Le patronyme a été d’abord introduit en Angleterre dans sa forme gauloise Herve dans le Norfolk où la famille avait son manoir dans les temps médiévaux.  Ces terres et ce manoir furent accordés très tôt dans l’histoire de l’Angleterre par Guillaume le Conquérant, alors duc de Normandie et roi d’Angleterre, en remerciement des services rendus par Robert Fitz Herve et les siens lors de la conquête Normande de l’Angleterre à la bataille d’Hastings en 1066.   Robert Fitz Herve était un noble Normand[4].  Ses descendants sont devenus les premiers évêques d’Ely et ont fondé le monastère de Thorney dans le Cambridgeshire anglais. 

Comme de ce côté-ci de l’Atlantique bien plus tard, le patronyme en contact dès lors avec la culture anglo-saxonne évolua pour prendre la forme Harvey au siècle suivant.

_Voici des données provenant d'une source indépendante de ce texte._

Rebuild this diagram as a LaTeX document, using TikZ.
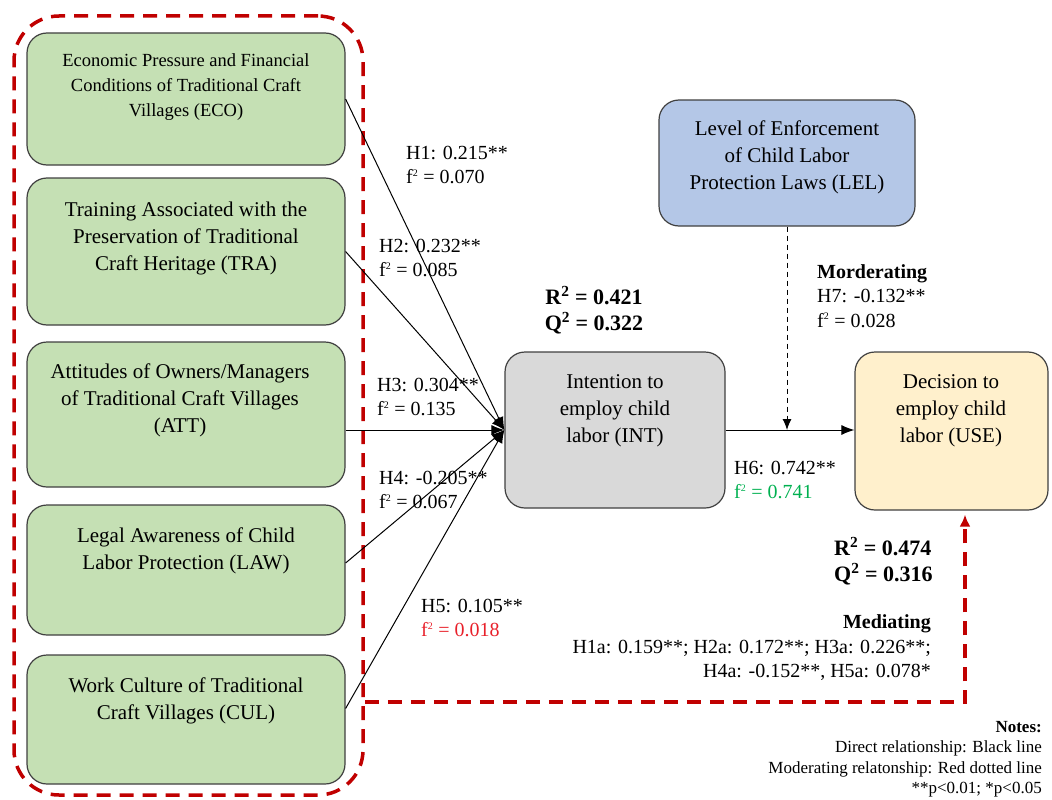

L’environnement instable en Angleterre à une certaine époque des persécutions religieuses a amené de nombreuses familles Harvey à partir à la recherche de prospérité et de liberté cinq cents ans plus tard.  Fuyants à l’étranger, ils se sont établis en en Irlande, en Australie et aussi en Écosse.  Une branche écossaise de cette famille a longtemps été présente dans le comté d’Aberdeen, où ils ont possédé des propriétés considérables dès le XVe siècle. 

Ce sont donc ces cousins très lointains, les descendants de Robert Fitz Herve, ce normand qui accompagnait le duc de Normandie dans sa conquête de l’Angleterre en 1066, qui sont venus nous rejoindre après la conquête de la Nouvelle-France par l’Angleterre en 1759.

[1] B.A.C., G., Recensement de 1851, Canada-Est.  L’énumération connue sous le nom du Recensement de 1851 a débuté officiellement le 12 janvier 1852.  Treize familles au total. 

[2] Mes visites en Angleterre et en Écosse m’ont permis de découvrir l’origine des Harvey (Herve) des îles britanniques, particulièrement ma première visite à la bibliothèque de l’Université d’Oxford en 1997. 

[3] HANKS, Patrick.  Op.cit. 

[4] LE PATOUREL, John.  The Norman Empire. Oxford, Clarendon Press, 1976, 416 pages.